Given the media focus on the current banking environment, many organizations are taking a closer look at their depository relationships and limitations on FDIC coverage of their deposit accounts.

While in the vast majority of cases there is no cause for concern, reviewing treasury relationships, cash management structures and investment alternatives through the depository is simply a prudent exercise.

The general rule is that deposit accounts in each banking institution are insured by the FDIC up to $100,000 in the aggregate per depositor. Special limits apply to joint accounts held by individuals, IRA accounts and different types of trusts.

To address FDIC limitation concerns, depositors with large cash holdings outstanding at any time may wish to consider the CDARS® (Certificate of Deposit Account Registry Service) relationship, which enables banks to distribute funds on deposit which exceed FDIC coverage limitations to other FDIC-insured institutions in order to secure increased coverage. The CDARS® system is subject to certain limitations and may not work for all depositor needs, but may be worth exploring. See your banker for details.

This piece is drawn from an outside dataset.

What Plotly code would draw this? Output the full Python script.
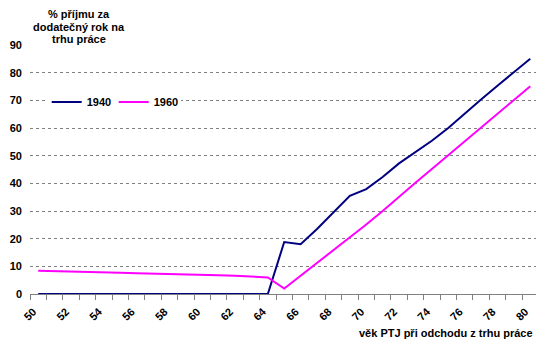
import plotly.graph_objects as go

years = [50, 51, 52, 53, 54, 55, 56, 57, 58, 59, 60, 61, 62, 63, 64, 65,
         66, 67, 68, 69, 70, 71, 72, 73, 74, 75, 76, 77, 78, 79, 80]
s1940 = [0, 0, 0, 0, 0, 0, 0, 0, 0, 0, 0, 0, 0, 0, 0, 18.8,
         18.0, 23.5, 29.6, 35.5, 37.9, 42.3, 47.2, 51.2, 55.4, 60.0, 65.3, 70.3, 75.3, 80.2, 85.0]
s1960 = [8.4, 8.3, 8.1, 8.0, 7.8, 7.7, 7.5, 7.4, 7.2, 7.1, 6.9, 6.8, 6.6, 6.4, 6.0, 2.0,
         6.6, 11.2, 15.8, 20.4, 25.1, 30.0, 35.2, 40.2, 45.2, 50.2, 55.2, 60.1, 65.1, 70.1, 75.1]
tick_labels = [50, 52, 54, 56, 58, 60, 62, 64, 66, 68, 70, 72, 74, 76, 78, 80]
y_ticks = [0, 10, 20, 30, 40, 50, 60, 70, 80, 90]

FONT = "Liberation Sans, Arial, sans-serif"

fig = go.Figure()
fig.add_trace(go.Scatter(x=years, y=s1940, mode="lines", name="1940",
                         line=dict(color="#000080", width=2)))
fig.add_trace(go.Scatter(x=years, y=s1960, mode="lines", name="1960",
                         line=dict(color="#FF00FF", width=2)))

fig.update_layout(
    width=536, height=339,
    margin=dict(l=30, r=0, t=45, b=45),
    paper_bgcolor="white", plot_bgcolor="white",
    font=dict(family=FONT, size=11, color="black"),
    showlegend=True,
    legend=dict(orientation="h", x=0.033, y=0.771, xanchor="left", yanchor="middle",
                bgcolor="white", itemwidth=30, entrywidth=22,
                font=dict(family=FONT, size=11, color="black", weight="bold"),
                tracegroupgap=0),
    xaxis=dict(range=[49.5, 80.35], tickmode="array", tickvals=tick_labels,
               ticktext=[str(v) for v in tick_labels], tickangle=-45,
               showgrid=False, zeroline=False, showline=True, linecolor="#808080",
               linewidth=1, ticks="", automargin=False,
               minor=dict(ticks="outside", tick0=49.5, dtick=1, ticklen=5,
                          tickcolor="#808080", showgrid=False),
               tickfont=dict(family=FONT, size=11, weight="bold"),
               ticklabelstandoff=6, ticklabelshift=-5),
    yaxis=dict(range=[0, 90], tickmode="array", tickvals=y_ticks,
               showgrid=True, gridcolor="#808080", griddash="dot", gridwidth=1,
               zeroline=False, showline=False, ticks="", automargin=False,
               tickfont=dict(family=FONT, size=11, weight="bold"),
               ticklabelstandoff=7),
)

title_lines = ["% příjmu za", "dodatečný rok na", "trhu práce"]
title_y = [14, 27, 39]
for txt, ypx in zip(title_lines, title_y):
    fig.add_annotation(text=txt, xref="paper", yref="paper",
                       x=(79 - 30) / 506, y=(294 - ypx) / 249,
                       xanchor="center", yanchor="middle", showarrow=False,
                       font=dict(family=FONT, size=11, weight="bold"))

fig.add_annotation(text="věk PTJ při odchodu z trhu práce", xref="paper", yref="paper",
                   x=(357 - 30) / 506, y=(294 - 333) / 249,
                   xanchor="left", yanchor="middle", showarrow=False,
                   font=dict(family=FONT, size=11, weight="bold"))

fig.write_html("out.html", config={"displayModeBar": False},
               post_script="document.body.style.margin='0';document.body.style.overflow='hidden';")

Other options include bank-related "sweep" accounts which invest excess funds over a pre-set limit in outside investments (which are obviously subject to investment risk but are outside the assets of the institution should problems occur), as well as structured account holdings which take advantage of depositor and affiliate relationships and the multiple FDIC insurance coverage that accompany each depositor's account relationship.

Organizations reviewing their depository relationships may want to consult with their bankers to discuss available cash management alternatives.